Friday 26 June 2009

The Psychology of Actors

Readers and audience members pick up cues from a piece of fiction and from these they mentally create fictional worlds and their inhabitants, in a kind of inner performance. We usually consider the writer as responsible for offering the cues that the reader or audience member will pick up and use, but in theatre, film, and television, there is not one, but two phases. There is a first phase: a written script. But audiences never see it. What they see is an external performance on stage, in a film, or on television. This is the second and mediating phase, and it is from this that audience members take their cues. In the research of the editors of OnFiction, we have worked from the idea that fiction is simulation of the social world, so that for both writers and readers the psychological processes of creating the fictional worlds are based on empathy, theory of mind, and other kinds of social understanding. In a recent paper, Thalia Goldstein (2009) has proposed that actors—those people who offer the mediating performances—might also be people who have taken a particular interest in empathy, theory of mind, and the goings-on of the social world.

Goldstein is just starting her research on the psychological development and training of actors. In this paper she describes, for instance, a study in press by her and her PhD supervisor, Ellen Winner, in which they interviewed 11 professional actors who had acted on Broadway and 10 patent lawyers about such matters as their involvement of pretend play in childhood, and their attunement to others' emotions. Actors were distinguished from lawyers in recalling higher involvement in fictional worlds and pretend play in their childhood.

In the same way that fiction writers must create fictional worlds, and have an intense interest in them, so must actors. Therefore, says Goldstein:
Reading, understanding, and then creating a part onstage, in a film, or on a TV show requires a deep analysis of the inner life of that character. To portray a character, actors must first have a genuine understanding of that individual's mental and emotional life. In other words, actors must develop a good "theory of mind" so that they can grasp the inner workings of the characters they must portray. Thus it is likely that training in acting leads to advanced levels of theory of mind (p. 7).
This is an exciting and innovative program of research, and we look forward to more results on actors' theory of mind, empathy, and regulation of emotions.

Thalia Goldstein (2009). Psychological perspectives on acting. Psychology of Aesthetics, Creativity, and the Arts, 3, 6-9.
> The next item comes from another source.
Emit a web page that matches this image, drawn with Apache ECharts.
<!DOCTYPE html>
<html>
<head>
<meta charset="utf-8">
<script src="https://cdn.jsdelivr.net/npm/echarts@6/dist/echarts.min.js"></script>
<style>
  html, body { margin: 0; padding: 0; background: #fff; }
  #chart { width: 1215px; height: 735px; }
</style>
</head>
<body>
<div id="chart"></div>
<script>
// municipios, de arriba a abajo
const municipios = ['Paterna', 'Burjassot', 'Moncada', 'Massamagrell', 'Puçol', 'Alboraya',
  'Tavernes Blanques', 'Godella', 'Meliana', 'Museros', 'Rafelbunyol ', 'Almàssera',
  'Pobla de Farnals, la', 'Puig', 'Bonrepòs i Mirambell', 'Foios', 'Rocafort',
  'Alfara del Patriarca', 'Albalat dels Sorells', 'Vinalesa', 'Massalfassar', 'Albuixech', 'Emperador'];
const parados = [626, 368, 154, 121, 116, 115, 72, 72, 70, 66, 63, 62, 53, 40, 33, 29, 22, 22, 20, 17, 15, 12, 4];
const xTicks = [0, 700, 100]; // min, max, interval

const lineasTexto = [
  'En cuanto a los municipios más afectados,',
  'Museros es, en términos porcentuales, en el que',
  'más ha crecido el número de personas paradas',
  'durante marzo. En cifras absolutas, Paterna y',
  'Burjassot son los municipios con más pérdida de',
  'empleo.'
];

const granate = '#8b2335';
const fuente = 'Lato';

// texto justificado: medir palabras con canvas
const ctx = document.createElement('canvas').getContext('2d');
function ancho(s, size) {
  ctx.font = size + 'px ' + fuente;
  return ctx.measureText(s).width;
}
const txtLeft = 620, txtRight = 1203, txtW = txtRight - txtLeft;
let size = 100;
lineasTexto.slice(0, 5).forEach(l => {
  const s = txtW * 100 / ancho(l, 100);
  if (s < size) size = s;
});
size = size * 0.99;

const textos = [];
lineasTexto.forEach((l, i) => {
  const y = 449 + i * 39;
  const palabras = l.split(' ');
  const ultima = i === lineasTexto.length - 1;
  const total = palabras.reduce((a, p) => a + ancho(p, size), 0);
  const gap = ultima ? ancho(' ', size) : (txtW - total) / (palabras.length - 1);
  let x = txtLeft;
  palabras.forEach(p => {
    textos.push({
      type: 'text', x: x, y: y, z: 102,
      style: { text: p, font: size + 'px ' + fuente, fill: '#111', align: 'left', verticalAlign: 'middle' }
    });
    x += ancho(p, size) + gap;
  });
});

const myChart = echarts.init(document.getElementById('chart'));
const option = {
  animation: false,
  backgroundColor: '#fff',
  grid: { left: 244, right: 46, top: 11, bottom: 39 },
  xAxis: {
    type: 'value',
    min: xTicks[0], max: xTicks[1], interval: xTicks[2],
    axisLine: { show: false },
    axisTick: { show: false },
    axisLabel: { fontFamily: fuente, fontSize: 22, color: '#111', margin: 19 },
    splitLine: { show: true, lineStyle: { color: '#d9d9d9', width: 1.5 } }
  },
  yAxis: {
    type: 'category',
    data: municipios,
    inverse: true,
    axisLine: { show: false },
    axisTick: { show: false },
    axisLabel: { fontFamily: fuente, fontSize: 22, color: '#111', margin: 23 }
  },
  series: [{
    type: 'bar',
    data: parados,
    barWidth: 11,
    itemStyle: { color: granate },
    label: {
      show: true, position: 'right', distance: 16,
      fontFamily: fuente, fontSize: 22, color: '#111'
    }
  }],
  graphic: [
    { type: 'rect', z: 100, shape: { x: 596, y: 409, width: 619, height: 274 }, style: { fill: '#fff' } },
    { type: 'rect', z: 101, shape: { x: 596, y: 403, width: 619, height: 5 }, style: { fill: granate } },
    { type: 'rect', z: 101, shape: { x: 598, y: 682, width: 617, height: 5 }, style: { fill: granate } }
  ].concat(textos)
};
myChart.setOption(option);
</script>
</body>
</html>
Thalia Goldstein & Ellen Winner (in press). Living in alternative and inner worlds: Early signs of acting talent. Creativity Research Journal.


Paul Lamb said...

I find this interesting and instructive, but I wonder if the study took into account the equivalent function in the mind of the audience/reader. I've found that readers will attribute all sorts of background and motivations, as well as appearance, to a character, often in spite of whatever description the writer will give. A reader may clothe a character in a certain way, for example, regardless of how the writer may have dressed him that morning. I suppose our role as writers is to nudge the reader in the direction we want but then to step out of the way once the reader's imagination begins to work.

Keith Oatley said...

Thanks very much, Paul, for this comment. I only know about the brief report made by Thalia Goldstein in Psychology of Aesthetics, Creativity, and the Arts; but in that article there was no mention of what goes on in the mind of the audience/reader. But I completely agree with you, that the audience/reader does exactly as you say, namely put the character in clothes of his or her own, and sometimes these are not what the writer had in mind. To follow up the theatrical metaphor: the audience/writer creates his or her own inner performance. When I am writing I find it rather good that the reader will do this. I like it that this person will take over, so that the imaginative creation is a collaboration. I think being able to step out of the way at this point means we have done our job properly.